## Problem requirements
Give back the full listing, character for character, with no pictures.

## Available data
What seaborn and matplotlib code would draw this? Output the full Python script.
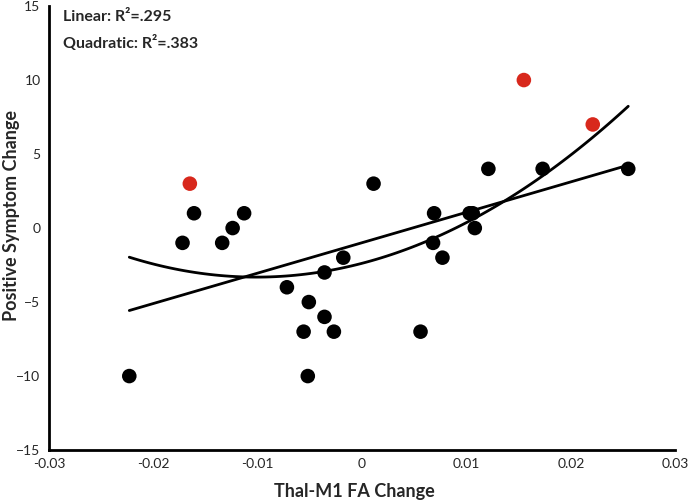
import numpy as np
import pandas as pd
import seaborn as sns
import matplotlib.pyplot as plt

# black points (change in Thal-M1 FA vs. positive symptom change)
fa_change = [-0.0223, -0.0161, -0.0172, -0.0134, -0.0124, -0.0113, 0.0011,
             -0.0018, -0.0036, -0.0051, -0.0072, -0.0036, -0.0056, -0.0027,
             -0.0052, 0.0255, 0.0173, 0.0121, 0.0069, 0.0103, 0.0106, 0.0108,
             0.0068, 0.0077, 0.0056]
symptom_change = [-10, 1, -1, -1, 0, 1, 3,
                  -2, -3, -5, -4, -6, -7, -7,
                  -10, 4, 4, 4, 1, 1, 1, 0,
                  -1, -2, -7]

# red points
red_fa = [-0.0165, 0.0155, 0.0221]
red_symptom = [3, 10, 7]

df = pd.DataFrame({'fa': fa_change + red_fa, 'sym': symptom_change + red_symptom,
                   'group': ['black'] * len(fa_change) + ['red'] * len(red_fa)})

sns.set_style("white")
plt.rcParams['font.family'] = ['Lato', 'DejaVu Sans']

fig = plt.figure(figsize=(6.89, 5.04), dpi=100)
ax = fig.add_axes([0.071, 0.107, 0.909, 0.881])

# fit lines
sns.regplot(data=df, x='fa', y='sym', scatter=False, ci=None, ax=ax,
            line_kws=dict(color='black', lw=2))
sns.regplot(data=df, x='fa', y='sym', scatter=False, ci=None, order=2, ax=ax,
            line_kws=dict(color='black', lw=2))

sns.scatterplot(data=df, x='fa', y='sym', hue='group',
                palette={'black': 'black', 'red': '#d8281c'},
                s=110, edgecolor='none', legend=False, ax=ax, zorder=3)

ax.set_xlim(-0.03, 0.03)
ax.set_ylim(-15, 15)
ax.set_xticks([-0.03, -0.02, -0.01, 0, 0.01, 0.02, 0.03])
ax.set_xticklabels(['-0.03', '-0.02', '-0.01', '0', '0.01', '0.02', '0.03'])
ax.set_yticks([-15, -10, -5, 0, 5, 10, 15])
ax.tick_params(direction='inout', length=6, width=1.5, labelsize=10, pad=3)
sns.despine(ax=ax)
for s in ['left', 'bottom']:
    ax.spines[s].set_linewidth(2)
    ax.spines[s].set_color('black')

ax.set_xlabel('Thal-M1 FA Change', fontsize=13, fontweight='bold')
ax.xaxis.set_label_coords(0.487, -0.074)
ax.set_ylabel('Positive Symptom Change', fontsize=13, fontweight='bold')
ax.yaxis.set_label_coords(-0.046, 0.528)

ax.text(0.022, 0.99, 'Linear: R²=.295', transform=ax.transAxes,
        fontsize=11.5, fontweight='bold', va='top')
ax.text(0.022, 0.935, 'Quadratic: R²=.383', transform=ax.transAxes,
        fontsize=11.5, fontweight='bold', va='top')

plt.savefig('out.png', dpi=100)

## Written answer
What seaborn and matplotlib code would draw this? Output the full Python script.
import numpy as np
import pandas as pd
import seaborn as sns
import matplotlib.pyplot as plt

# black points (change in Thal-M1 FA vs. positive symptom change)
fa_change = [-0.0223, -0.0161, -0.0172, -0.0134, -0.0124, -0.0113, 0.0011,
             -0.0018, -0.0036, -0.0051, -0.0072, -0.0036, -0.0056, -0.0027,
             -0.0052, 0.0255, 0.0173, 0.0121, 0.0069, 0.0103, 0.0106, 0.0108,
             0.0068, 0.0077, 0.0056]
symptom_change = [-10, 1, -1, -1, 0, 1, 3,
                  -2, -3, -5, -4, -6, -7, -7,
                  -10, 4, 4, 4, 1, 1, 1, 0,
                  -1, -2, -7]

# red points
red_fa = [-0.0165, 0.0155, 0.0221]
red_symptom = [3, 10, 7]

df = pd.DataFrame({'fa': fa_change + red_fa, 'sym': symptom_change + red_symptom,
                   'group': ['black'] * len(fa_change) + ['red'] * len(red_fa)})

sns.set_style("white")
plt.rcParams['font.family'] = ['Lato', 'DejaVu Sans']

fig = plt.figure(figsize=(6.89, 5.04), dpi=100)
ax = fig.add_axes([0.071, 0.107, 0.909, 0.881])

# fit lines
sns.regplot(data=df, x='fa', y='sym', scatter=False, ci=None, ax=ax,
            line_kws=dict(color='black', lw=2))
sns.regplot(data=df, x='fa', y='sym', scatter=False, ci=None, order=2, ax=ax,
            line_kws=dict(color='black', lw=2))

sns.scatterplot(data=df, x='fa', y='sym', hue='group',
                palette={'black': 'black', 'red': '#d8281c'},
                s=110, edgecolor='none', legend=False, ax=ax, zorder=3)

ax.set_xlim(-0.03, 0.03)
ax.set_ylim(-15, 15)
ax.set_xticks([-0.03, -0.02, -0.01, 0, 0.01, 0.02, 0.03])
ax.set_xticklabels(['-0.03', '-0.02', '-0.01', '0', '0.01', '0.02', '0.03'])
ax.set_yticks([-15, -10, -5, 0, 5, 10, 15])
ax.tick_params(direction='inout', length=6, width=1.5, labelsize=10, pad=3)
sns.despine(ax=ax)
for s in ['left', 'bottom']:
    ax.spines[s].set_linewidth(2)
    ax.spines[s].set_color('black')

ax.set_xlabel('Thal-M1 FA Change', fontsize=13, fontweight='bold')
ax.xaxis.set_label_coords(0.487, -0.074)
ax.set_ylabel('Positive Symptom Change', fontsize=13, fontweight='bold')
ax.yaxis.set_label_coords(-0.046, 0.528)

ax.text(0.022, 0.99, 'Linear: R²=.295', transform=ax.transAxes,
        fontsize=11.5, fontweight='bold', va='top')
ax.text(0.022, 0.935, 'Quadratic: R²=.383', transform=ax.transAxes,
        fontsize=11.5, fontweight='bold', va='top')

plt.savefig('out.png', dpi=100)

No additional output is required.